Work to complete
Return all the data below as it stands, minus the pictures.
=== Dataset extract ===
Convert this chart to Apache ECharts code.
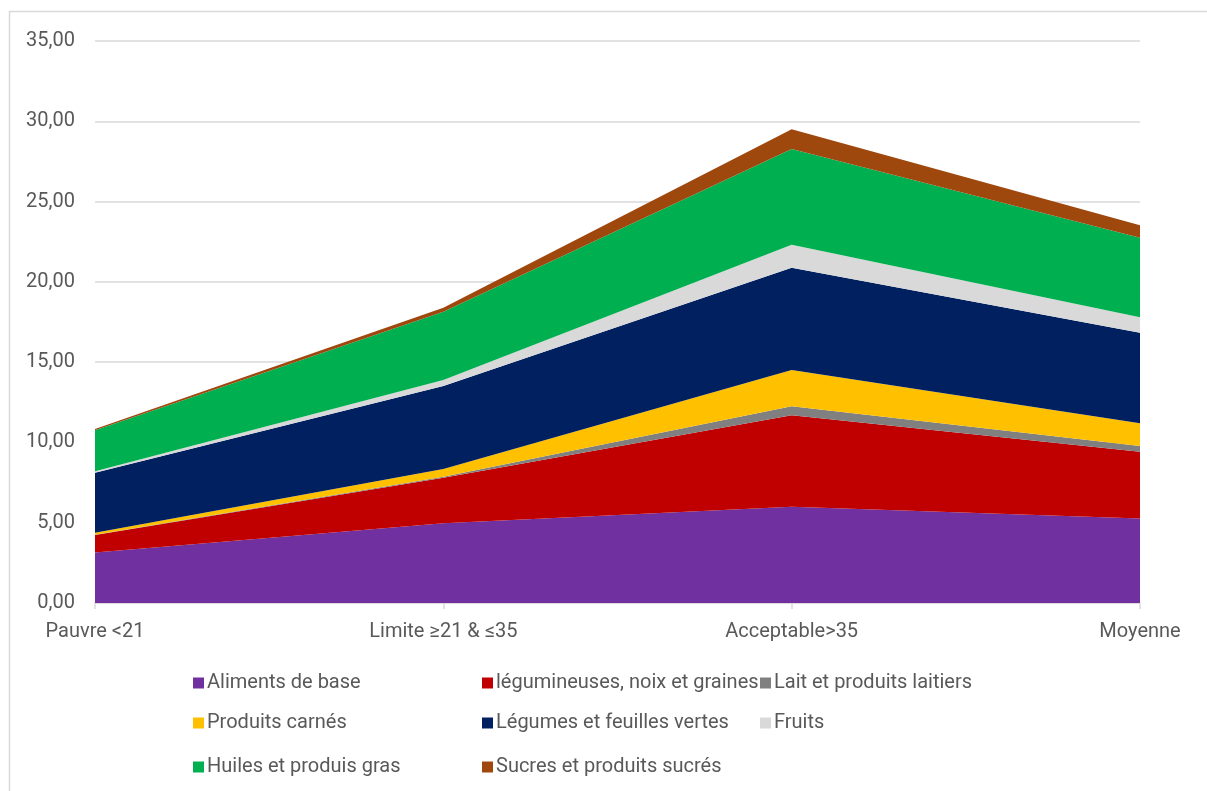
<!DOCTYPE html>
<html>
<head>
<meta charset="utf-8">
<script src="https://cdn.jsdelivr.net/npm/echarts@6/dist/echarts.min.js"></script>
<style>
  html, body { margin: 0; padding: 0; background: #fff; }
  #chart { width: 1207px; height: 791px; }
</style>
</head>
<body>
<div id="chart"></div>
<script>
// Consommation moyenne par groupe d'aliments selon le score de consommation alimentaire
const categories = ['Pauvre <21', 'Limite ≥21 & ≤35', 'Acceptable>35', 'Moyenne'];

const alimentsBase   = [3.15, 4.96, 6.00, 5.27];
const legumineuses   = [1.08, 2.84, 5.69, 4.15];
const laitiers       = [0.02, 0.07, 0.56, 0.36];
const carnes         = [0.13, 0.47, 2.26, 1.41];
const legumes        = [3.73, 5.17, 6.37, 5.64];
const fruits         = [0.10, 0.38, 1.43, 0.96];
const huiles         = [2.55, 4.25, 5.96, 4.96];
const sucres         = [0.07, 0.25, 1.24, 0.77];

const yTicks = { min: 0, max: 35, interval: 5 };

const seriesDefs = [
  { name: 'Aliments de base', data: alimentsBase, color: '#7030a0' },
  { name: 'légumineuses, noix et graines', data: legumineuses, color: '#c00000' },
  { name: 'Lait et produits laitiers', data: laitiers, color: '#808080' },
  { name: 'Produits carnés', data: carnes, color: '#ffc000' },
  { name: 'Légumes et feuilles vertes', data: legumes, color: '#002060' },
  { name: 'Fruits', data: fruits, color: '#d9d9d9' },
  { name: 'Huiles et produis gras', data: huiles, color: '#00b050' },
  { name: 'Sucres et produits sucrés', data: sucres, color: '#9e480e' }
];

// legend laid out as a 3-column grid
const legendCols = [188, 477, 755];
const legendRows = [668, 708, 752];

const legends = seriesDefs.map((s, i) => ({
  data: [s.name],
  left: legendCols[i % 3],
  top: legendRows[Math.floor(i / 3)],
  orient: 'horizontal',
  icon: 'rect',
  itemWidth: 11,
  itemHeight: 11,
  itemGap: 0,
  selectedMode: false,
  textStyle: {
    color: '#595959',
    fontSize: 20,
    fontFamily: 'Roboto, sans-serif',
    padding: [0, 0, 0, -2]
  }
}));

const chart = echarts.init(document.getElementById('chart'), null, { renderer: 'canvas' });

chart.setOption({
  animation: false,
  backgroundColor: '#ffffff',
  grid: { left: 95, right: 67, top: 41, bottom: 188, containLabel: false },
  legend: legends,
  xAxis: {
    type: 'category',
    data: categories,
    boundaryGap: false,
    axisLine: { show: true, lineStyle: { color: '#d9d9d9', width: 1.5 } },
    axisTick: { show: true, alignWithLabel: true, length: 6, lineStyle: { color: '#d9d9d9', width: 1.5 } },
    axisLabel: {
      color: '#595959',
      fontSize: 20,
      fontFamily: 'Roboto, sans-serif',
      margin: 19
    },
    splitLine: { show: false }
  },
  yAxis: {
    type: 'value',
    min: yTicks.min,
    max: yTicks.max,
    interval: yTicks.interval,
    axisLine: { show: false },
    axisTick: { show: false },
    axisLabel: {
      color: '#595959',
      fontSize: 20,
      fontFamily: 'Roboto, sans-serif',
      margin: 20,
      formatter: v => v.toFixed(2).replace('.', ',')
    },
    splitLine: { show: true, lineStyle: { color: '#d9d9d9', width: 1.5 } }
  },
  series: seriesDefs.map(s => ({
    name: s.name,
    type: 'line',
    stack: 'total',
    data: s.data,
    color: s.color,
    symbol: 'none',
    showSymbol: false,
    lineStyle: { width: 0 },
    areaStyle: { color: s.color, opacity: 1 },
    emphasis: { disabled: true }
  })),
  graphic: [
    { type: 'line', shape: { x1: 9, y1: 11.5, x2: 1207, y2: 11.5 }, style: { stroke: '#d9d9d9', lineWidth: 1.5 }, silent: true },
    { type: 'line', shape: { x1: 9.5, y1: 11, x2: 9.5, y2: 791 }, style: { stroke: '#d9d9d9', lineWidth: 1.5 }, silent: true }
  ]
});
</script>
</body>
</html>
===
Result for this exercise
Convert this chart to Apache ECharts code.
<!DOCTYPE html>
<html>
<head>
<meta charset="utf-8">
<script src="https://cdn.jsdelivr.net/npm/echarts@6/dist/echarts.min.js"></script>
<style>
  html, body { margin: 0; padding: 0; background: #fff; }
  #chart { width: 1207px; height: 791px; }
</style>
</head>
<body>
<div id="chart"></div>
<script>
// Consommation moyenne par groupe d'aliments selon le score de consommation alimentaire
const categories = ['Pauvre <21', 'Limite ≥21 & ≤35', 'Acceptable>35', 'Moyenne'];

const alimentsBase   = [3.15, 4.96, 6.00, 5.27];
const legumineuses   = [1.08, 2.84, 5.69, 4.15];
const laitiers       = [0.02, 0.07, 0.56, 0.36];
const carnes         = [0.13, 0.47, 2.26, 1.41];
const legumes        = [3.73, 5.17, 6.37, 5.64];
const fruits         = [0.10, 0.38, 1.43, 0.96];
const huiles         = [2.55, 4.25, 5.96, 4.96];
const sucres         = [0.07, 0.25, 1.24, 0.77];

const yTicks = { min: 0, max: 35, interval: 5 };

const seriesDefs = [
  { name: 'Aliments de base', data: alimentsBase, color: '#7030a0' },
  { name: 'légumineuses, noix et graines', data: legumineuses, color: '#c00000' },
  { name: 'Lait et produits laitiers', data: laitiers, color: '#808080' },
  { name: 'Produits carnés', data: carnes, color: '#ffc000' },
  { name: 'Légumes et feuilles vertes', data: legumes, color: '#002060' },
  { name: 'Fruits', data: fruits, color: '#d9d9d9' },
  { name: 'Huiles et produis gras', data: huiles, color: '#00b050' },
  { name: 'Sucres et produits sucrés', data: sucres, color: '#9e480e' }
];

// legend laid out as a 3-column grid
const legendCols = [188, 477, 755];
const legendRows = [668, 708, 752];

const legends = seriesDefs.map((s, i) => ({
  data: [s.name],
  left: legendCols[i % 3],
  top: legendRows[Math.floor(i / 3)],
  orient: 'horizontal',
  icon: 'rect',
  itemWidth: 11,
  itemHeight: 11,
  itemGap: 0,
  selectedMode: false,
  textStyle: {
    color: '#595959',
    fontSize: 20,
    fontFamily: 'Roboto, sans-serif',
    padding: [0, 0, 0, -2]
  }
}));

const chart = echarts.init(document.getElementById('chart'), null, { renderer: 'canvas' });

chart.setOption({
  animation: false,
  backgroundColor: '#ffffff',
  grid: { left: 95, right: 67, top: 41, bottom: 188, containLabel: false },
  legend: legends,
  xAxis: {
    type: 'category',
    data: categories,
    boundaryGap: false,
    axisLine: { show: true, lineStyle: { color: '#d9d9d9', width: 1.5 } },
    axisTick: { show: true, alignWithLabel: true, length: 6, lineStyle: { color: '#d9d9d9', width: 1.5 } },
    axisLabel: {
      color: '#595959',
      fontSize: 20,
      fontFamily: 'Roboto, sans-serif',
      margin: 19
    },
    splitLine: { show: false }
  },
  yAxis: {
    type: 'value',
    min: yTicks.min,
    max: yTicks.max,
    interval: yTicks.interval,
    axisLine: { show: false },
    axisTick: { show: false },
    axisLabel: {
      color: '#595959',
      fontSize: 20,
      fontFamily: 'Roboto, sans-serif',
      margin: 20,
      formatter: v => v.toFixed(2).replace('.', ',')
    },
    splitLine: { show: true, lineStyle: { color: '#d9d9d9', width: 1.5 } }
  },
  series: seriesDefs.map(s => ({
    name: s.name,
    type: 'line',
    stack: 'total',
    data: s.data,
    color: s.color,
    symbol: 'none',
    showSymbol: false,
    lineStyle: { width: 0 },
    areaStyle: { color: s.color, opacity: 1 },
    emphasis: { disabled: true }
  })),
  graphic: [
    { type: 'line', shape: { x1: 9, y1: 11.5, x2: 1207, y2: 11.5 }, style: { stroke: '#d9d9d9', lineWidth: 1.5 }, silent: true },
    { type: 'line', shape: { x1: 9.5, y1: 11, x2: 9.5, y2: 791 }, style: { stroke: '#d9d9d9', lineWidth: 1.5 }, silent: true }
  ]
});
</script>
</body>
</html>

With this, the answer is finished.